Something Missing from This World: Contemporary Yazidi Poetry

The cover to Something Missing from This World: Contemporary Yazidi Poetry

Dallas. Phoneme Media / Deep Vellum. 2024. 225 pages.

“In the camp’s kindergarten / I asked each child to draw something missing from this world,” a poem begins in this new anthology of Yazidi poetry. “Each child drew themselves!” In this titular poem, Zêdan Xelef, a poet, translator, and one of the editors of the collection, describes scenes from a kindergarten in a camp for internally displaced people, capturing the struggles, exasperation, and resilience of Yazidi children and adults while they wait as refugees for whatever their next steps are.

Something Missing from This World draws on poetry written in multiple languages and translated into English by eleven Yazidi poets who survived the genocide by the Islamic State. Yazidis practice their own monotheistic religion, Yazidism, and have faced continuous persecution since the spread of Islam in the seventh and eighth centuries. In 2014 the Islamic State seized control of Shingal (also known as Sinjar), a city in Iraq with a majority Yazidi population, murdered five thousand Yazidi men, and forced seven thousand Yazidi women and girls into sex slavery. Four hundred thousand Yazidis were forcibly displaced. Many still live in camps today.

This anthology documents the experiences of many Yazidis, who now live in different parts of the world. The reader is taken from camps for internally displaced people to life before and life after the genocide. There are everyday scenes that could be anywhere, such as how Sahba Dexîl writes, “Our home boasts a big, beautiful clock / Made in China / We drape it in old-fashioned cloth.” There are also descriptions of the dismal tedium of life in the camps, such as in Janan Dakhil’s “How Can I?”: “In my homeland / only the tent witnesses / How miserable the walls are / With nothing to lean on / My sorrow outgrows my tent / I belong to winter / And boredom finds its dwelling within me.”

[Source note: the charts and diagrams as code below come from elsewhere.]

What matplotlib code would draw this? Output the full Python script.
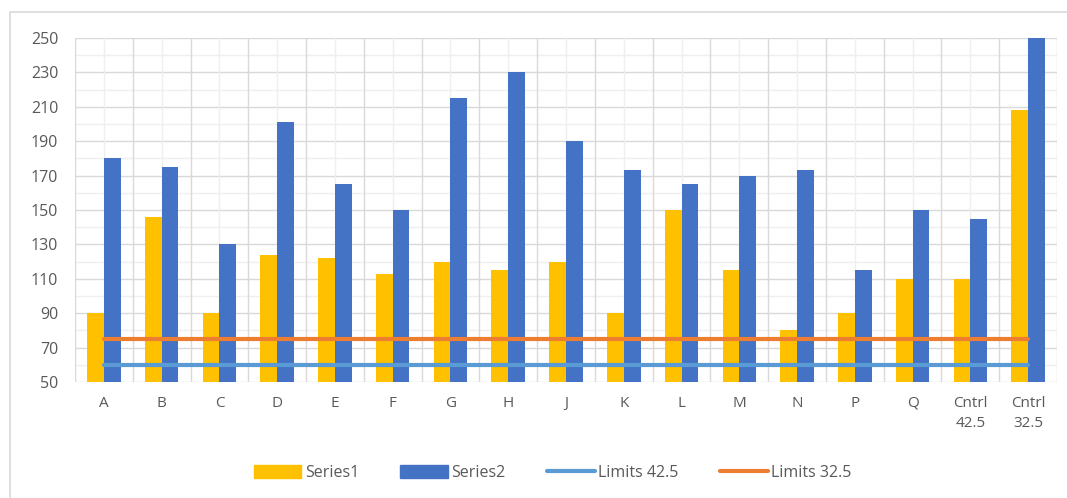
import matplotlib.pyplot as plt
from matplotlib.patches import Rectangle
from matplotlib.lines import Line2D
import numpy as np

categories = ['A', 'B', 'C', 'D', 'E', 'F', 'G', 'H', 'J', 'K', 'L', 'M',
              'N', 'P', 'Q', 'Cntrl\n42.5', 'Cntrl\n32.5']
series1 = [90, 146, 90, 124, 122, 113, 120, 115, 120, 90, 150, 115,
           80, 90, 110, 110, 208]
series2 = [180, 175, 130, 201, 165, 150, 215, 230, 190, 173, 165, 170,
           173, 115, 150, 145, 260]
limit_42 = [60] * len(categories)
limit_32 = [75] * len(categories)

plt.rcParams['font.family'] = ['Open Sans', 'DejaVu Sans']
text_col = '#595959'

fig = plt.figure(figsize=(10.67, 4.98), dpi=100)
ax = fig.add_axes([0.0703, 0.233, 0.9203, 0.6907])

# chart area border
fig.patches.append(Rectangle((10 / 1067, -0.05), 1.1, 1 - 12 / 498 + 0.05,
                             transform=fig.transFigure, fill=False,
                             edgecolor='#D9D9D9', linewidth=1.2, zorder=0))

x = np.arange(len(categories))
w = 0.29
ax.bar(x - w / 2, np.array(series1) - 50, w, bottom=50, color='#FFC000',
       label='Series1', zorder=3)
ax.bar(x + w / 2, np.array(series2) - 50, w, bottom=50, color='#4472C4',
       label='Series2', zorder=3)
ax.plot(x, limit_42, color='#5B9BD5', lw=3, solid_capstyle='round',
        label='Limits 42.5', zorder=4)
ax.plot(x, limit_32, color='#ED7D31', lw=3, solid_capstyle='round',
        label='Limits 32.5', zorder=4)

ax.set_xlim(-0.5, len(categories) - 0.5)
ax.set_ylim(50, 250)
ax.set_yticks(range(50, 251, 20))
ax.set_xticks(x)
ax.set_xticklabels(categories, linespacing=1.5)

for v in range(50, 251, 20):
    ax.axhline(v, color='#D9D9D9', lw=1, zorder=1)
for v in range(60, 250, 20):
    ax.axhline(v, color='#EFEFEF', lw=1, zorder=1)
for v in np.arange(-0.5, len(categories), 1):
    ax.axvline(v, color='#D9D9D9', lw=1, zorder=1)
for v in x:
    ax.axvline(v, color='#EFEFEF', lw=1, zorder=1)

for s in ax.spines.values():
    s.set_visible(False)
ax.tick_params(axis='both', which='both', length=0, colors=text_col,
               labelsize=11)
ax.tick_params(axis='x', pad=10)
ax.tick_params(axis='y', pad=12)
for t in ax.get_yticklabels():
    t.set_fontsize(11.5)

handles = [Rectangle((0, 0), 1, 1, color='#FFC000'),
           Rectangle((0, 0), 1, 1, color='#4472C4'),
           Line2D([], [], color='#5B9BD5', lw=3, solid_capstyle='round'),
           Line2D([], [], color='#ED7D31', lw=3, solid_capstyle='round')]
labels = ['Series1', 'Series2', 'Limits 42.5', 'Limits 32.5']
fig.legend(handles, labels, loc='center', bbox_to_anchor=(0.518, 0.05),
           ncol=4, frameon=False, handlelength=3, handleheight=0.9,
           handletextpad=0.2, columnspacing=2.6, fontsize=11.5,
           labelcolor=text_col)

plt.savefig('out.png', dpi=100)
plt.close()
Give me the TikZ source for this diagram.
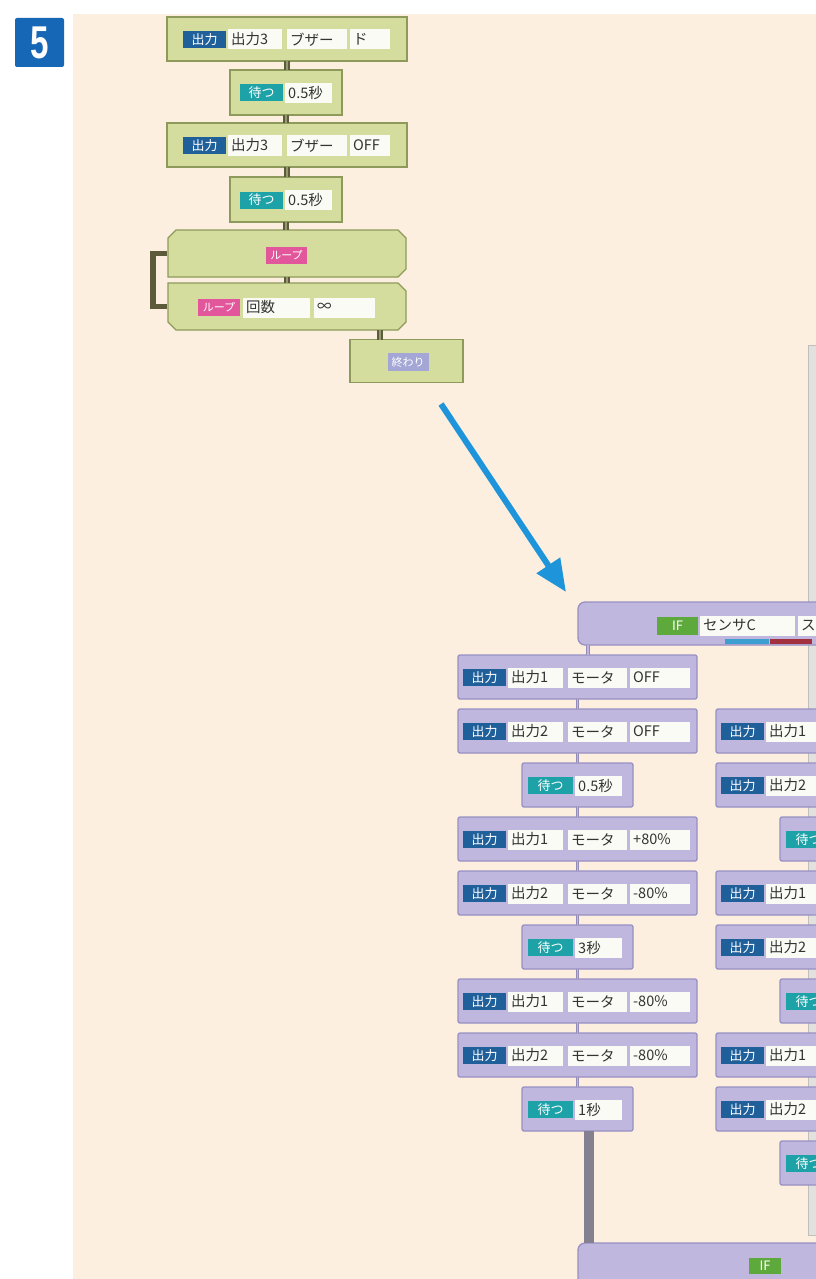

In her 1993 introduction to the anthology Against Forgetting: Twentieth-Century Poetry of Witness, Carolyn Forché defines “poetry of witness” as existing between the personal and political, written by poets who have endured extreme conditions, from exile and censorship to war and torture. Something Missing from This World is poetry of witness—a collection that bears witness to a genocide but also acts as a testament to the resilience of a people in the face of horrific circumstances. (Editorial note: Forché’s interview on the poetry of witness, “‘An Inexhaustible Responsibility for the Other,’” appeared in the January 2017 issue of WLT.)